What gives Hartwig’s poems their unusual freshness is her lightness of touch—she seems able to effortlessly balance the real and the mythic. In “Philemon and Baucis,” she presents a modern epilogue to the Ovidian myth. A husband who distractedly listens to his wife’s shuffling footsteps in the middle of the night suddenly becomes disoriented and asks, “Is this shuffling real, or is it only a memory, in the past, in nonexistence?” In Ovid, the couple’s generosity to the gods was rewarded with a gift that froze them in eternal union, but Hartwig’s poem suggests an elastic, reversible sense of time in which the present looks back at the past and the past points forward to the present. In “Not Eternity and Not a Void,” the speaker muses on the elusive present moment in time, which “like the mythical messenger / light-footed Iris / always moves away from us with an unknown message.”

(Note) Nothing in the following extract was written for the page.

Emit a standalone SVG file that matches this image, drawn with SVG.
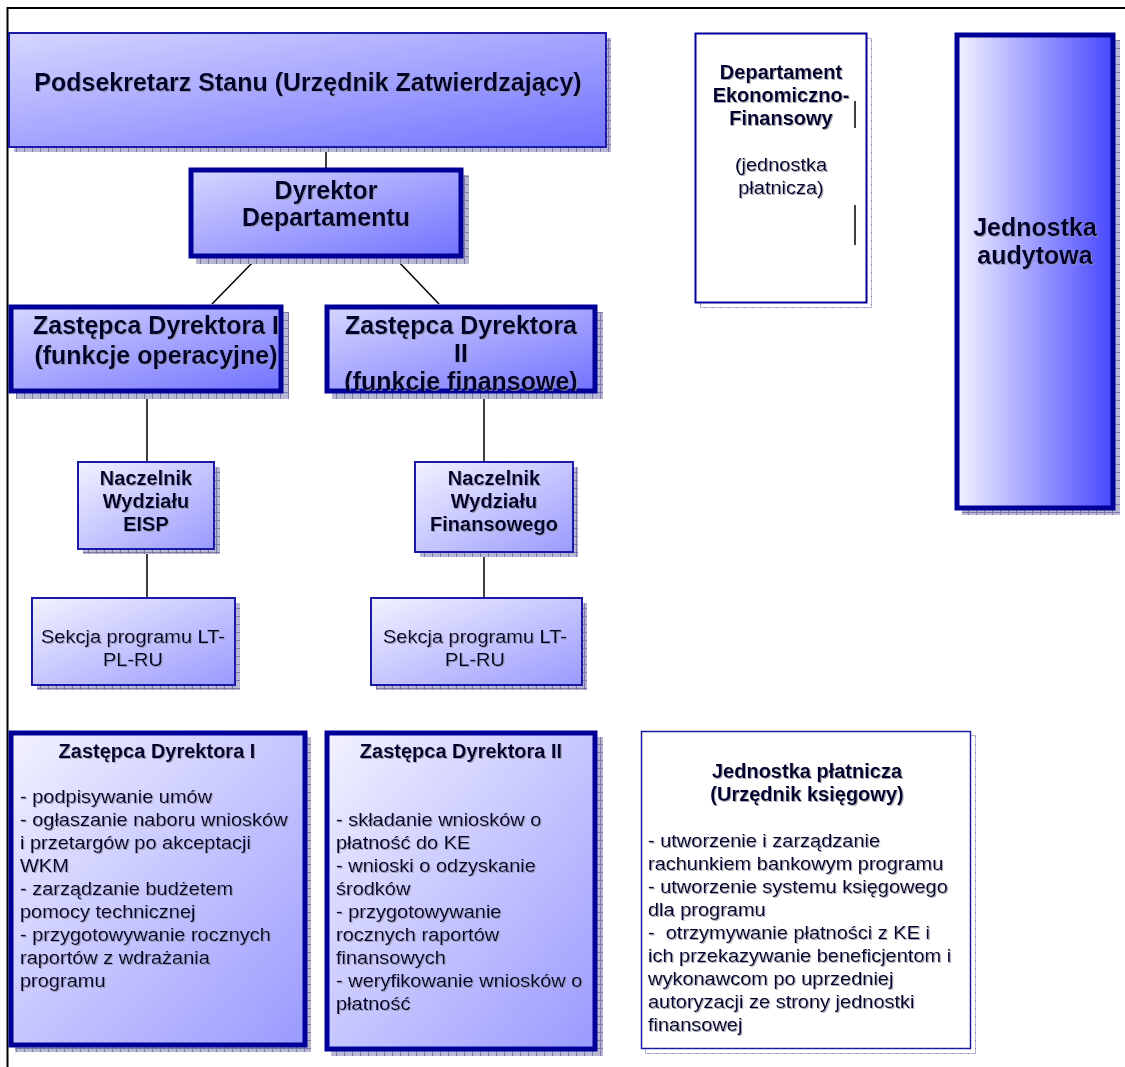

Memory amounts to a kind of gentle obsession with Hartwig, but her treatment of the subject is buoyant rather than melancholy. In “Rebuke,” the speaker slyly scolds memory for being unpredictable, a view underscored by the absence of punctuation: “Lawless memory you project / whatever you like on a screen / ignoring our expectations.
The metaphor of multiple, conflicting versions of memory is extended in “Beautiful Sisters,” which ends by suggesting that perhaps the only memory to be trusted is our collective knowledge of original innocence: “In the end we remember only the beginning / distant greenery before banishment from Eden.”
Hartwig’s poems are liberally sprinkled with references to the arts, especially to classical music. “A Thank-You Note” suggests the equilibrium paradoxically poised at the center of the frenetic tempo of Vivaldi’s sonatas, and “Hilary Hahn” meditates on the exquisitely haunting after-ring of violin music heard on the radio: “he stood with his hat in hand and waited / but still it circled for a moment / as if dancing with eyes closed.”
Although Julia Hartwig, like her fellow Polish poets, suffered and survived the constraints that postwar communism imposed on personal freedom, the experience has not irrevocably darkened her poems, which continue to affirm natural beauty and childlike wonder. In “Return to My Childhood Home,” what is too painful to be understood is firmly held in counterpoise with remembered contentment: “Yet happy moments come to me from the past, like bridesmaids carrying oil lamps.”